● **Job**:
Skip all pictures. Write out the data below from its first line through the line that contains "0.6, 0.8, 1.0]".

● **Supplied data**:
** BEGIN **

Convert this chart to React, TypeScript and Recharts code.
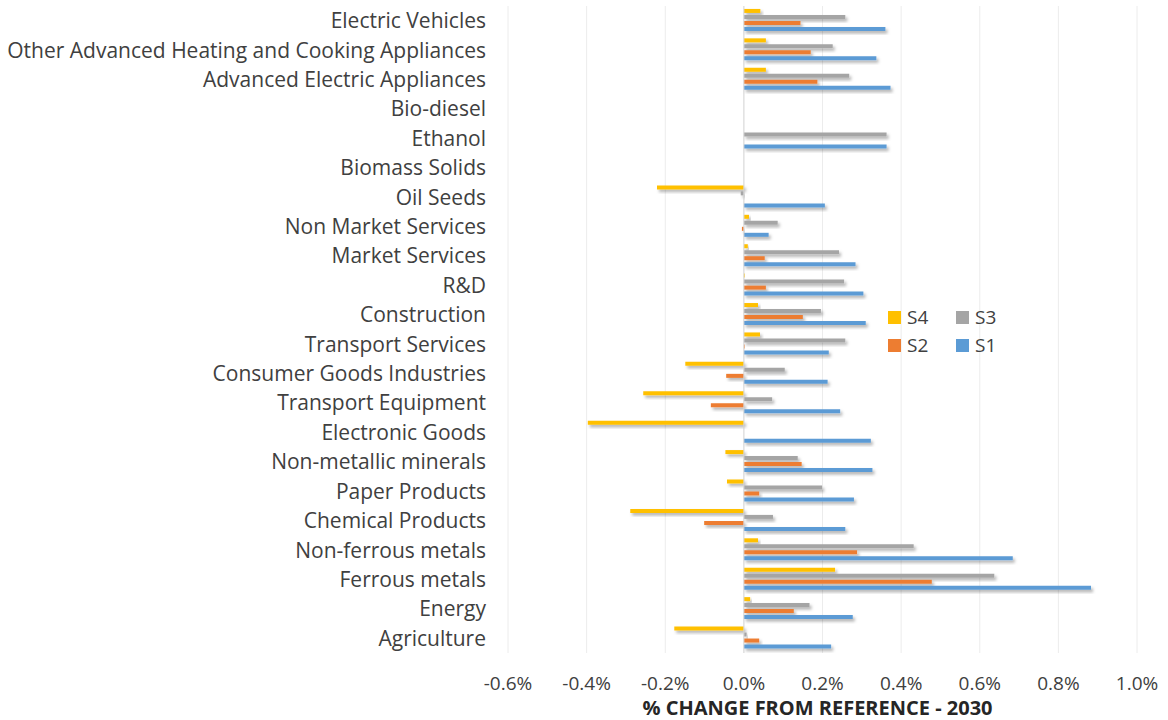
import React from 'react'
import { BarChart, Bar, XAxis, YAxis, CartesianGrid, Legend, ReferenceLine, Rectangle } from 'recharts'

const categories = [
    'Electric Vehicles',
    'Other Advanced Heating and Cooking Appliances',
    'Advanced Electric Appliances',
    'Bio-diesel',
    'Ethanol',
    'Biomass Solids',
    'Oil Seeds',
    'Non Market Services',
    'Market Services',
    'R&D',
    'Construction',
    'Transport Services',
    'Consumer Goods Industries',
    'Transport Equipment',
    'Electronic Goods',
    'Non-metallic minerals',
    'Paper Products',
    'Chemical Products',
    'Non-ferrous metals',
    'Ferrous metals',
    'Energy',
    'Agriculture',
]

// % change from reference, 2030
const s1 = [0.360, 0.337, 0.373, 0, 0.363, 0, 0.206, 0.063, 0.284, 0.304, 0.310, 0.216, 0.213, 0.245, 0.323, 0.327, 0.280, 0.258, 0.684, 0.883, 0.277, 0.222]
const s2 = [0.144, 0.170, 0.187, 0, 0, 0, 0, -0.005, 0.053, 0.056, 0.150, 0.002, -0.045, -0.084, 0, 0.147, 0.039, -0.101, 0.288, 0.478, 0.127, 0.039]
const s3 = [0.258, 0.226, 0.268, 0, 0.363, 0, -0.008, 0.086, 0.242, 0.255, 0.196, 0.258, 0.104, 0.072, 0, 0.137, 0.199, 0.074, 0.432, 0.637, 0.167, 0.007]
const s4 = [0.042, 0.056, 0.056, 0, 0, 0, -0.221, 0.013, 0.010, 0.002, 0.036, 0.041, -0.149, -0.256, -0.397, -0.047, -0.043, -0.289, 0.036, 0.232, 0.016, -0.177]

const xTicks = [-0.6, -0.4, -0.2, 0, 0.2, 0.4, 0.6, 0.8, 1.0]

const series = [
    { key: 'S4', color: '#FFC000' },
    { key: 'S3', color: '#A5A5A5' },
    { key: 'S2', color: '#ED7D31' },
    { key: 'S1', color: '#5B9BD5' },
]

const data = categories.map((name, i) => ({
    name,
    S1: s1[i],
    S2: s2[i],
    S3: s3[i],
    S4: s4[i],
}))

const font = '"Open Sans", sans-serif'

const ShadowBar = (props: any) => <Rectangle {...props} filter="url(#barShadow)" />

const LegendBox = () => (
    <div style={{ display: 'grid', gridTemplateColumns: '68px 68px', rowGap: 6, fontFamily: font, fontSize: 19, color: '#404040' }}>
        {series.map((s) => (
            <div key={s.key} style={{ display: 'flex', alignItems: 'center', height: 22 }}>
                <span style={{ display: 'inline-block', width: 13, height: 13, background: s.color, marginRight: 6 }} />
                {s.key}
            </div>
        ))}
    </div>
)

function App() {
    return (
        <div style={{ position: 'absolute', left: 0, top: 0, background: '#fff' }}>
            <BarChart
                width={1168}
                height={720}
                data={data}
                layout="vertical"
                margin={{ top: 6, right: 31, bottom: 0, left: 0 }}
                barCategoryGap="10%"
                barGap={2}
            >
                <defs>
                    <filter id="barShadow" x="-10%" y="-50%" width="130%" height="250%">
                        <feDropShadow dx="2" dy="2.5" stdDeviation="1.4" floodColor="#000" floodOpacity="0.3" />
                    </filter>
                </defs>
                <CartesianGrid horizontal={false} stroke="#ececec" />
                <XAxis
                    type="number"
                    domain={[-0.6, 1.0]}
                    ticks={xTicks}
                    tickFormatter={(v: number) => `${v.toFixed(1)}%`}
                    axisLine={false}
                    tickLine={false}
                    tickMargin={18}
                    height={67}
                    tick={{ fill: '#404040', fontSize: 19, fontFamily: font }}
                    label={{ value: '% CHANGE FROM REFERENCE - 2030', position: 'insideBottom', offset: 5, dx: -5, fill: '#262626', fontSize: 20, fontWeight: 'bold', fontFamily: font }}
                />
                <YAxis
                    type="category"
                    dataKey="name"
                    width={508}
                    axisLine={false}
                    tickLine={false}
                    tickMargin={16}
                    interval={0}
                    tick={{ fill: '#404040', fontSize: 21, fontFamily: font }}
                />
                <ReferenceLine x={0} stroke="#d9d9d9" />
                <Legend
                    layout="horizontal"
                    verticalAlign="middle"
                    align="center"
                    content={<LegendBox />}
                    wrapperStyle={{ position: 'absolute', left: 888, top: 306, width: 140 }}
                />
                {series.map((s) => (
                    <Bar key={s.key} dataKey={s.key} fill={s.color} isAnimationActive={false} shape={ShadowBar} />
                ))}
            </BarChart>
        </div>
    )
}

export default App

** END **

● **Result below**:
Convert this chart to React, TypeScript and Recharts code.
import React from 'react'
import { BarChart, Bar, XAxis, YAxis, CartesianGrid, Legend, ReferenceLine, Rectangle } from 'recharts'

const categories = [
    'Electric Vehicles',
    'Other Advanced Heating and Cooking Appliances',
    'Advanced Electric Appliances',
    'Bio-diesel',
    'Ethanol',
    'Biomass Solids',
    'Oil Seeds',
    'Non Market Services',
    'Market Services',
    'R&D',
    'Construction',
    'Transport Services',
    'Consumer Goods Industries',
    'Transport Equipment',
    'Electronic Goods',
    'Non-metallic minerals',
    'Paper Products',
    'Chemical Products',
    'Non-ferrous metals',
    'Ferrous metals',
    'Energy',
    'Agriculture',
]

// % change from reference, 2030
const s1 = [0.360, 0.337, 0.373, 0, 0.363, 0, 0.206, 0.063, 0.284, 0.304, 0.310, 0.216, 0.213, 0.245, 0.323, 0.327, 0.280, 0.258, 0.684, 0.883, 0.277, 0.222]
const s2 = [0.144, 0.170, 0.187, 0, 0, 0, 0, -0.005, 0.053, 0.056, 0.150, 0.002, -0.045, -0.084, 0, 0.147, 0.039, -0.101, 0.288, 0.478, 0.127, 0.039]
const s3 = [0.258, 0.226, 0.268, 0, 0.363, 0, -0.008, 0.086, 0.242, 0.255, 0.196, 0.258, 0.104, 0.072, 0, 0.137, 0.199, 0.074, 0.432, 0.637, 0.167, 0.007]
const s4 = [0.042, 0.056, 0.056, 0, 0, 0, -0.221, 0.013, 0.010, 0.002, 0.036, 0.041, -0.149, -0.256, -0.397, -0.047, -0.043, -0.289, 0.036, 0.232, 0.016, -0.177]

const xTicks = [-0.6, -0.4, -0.2, 0, 0.2, 0.4, 0.6, 0.8, 1.0]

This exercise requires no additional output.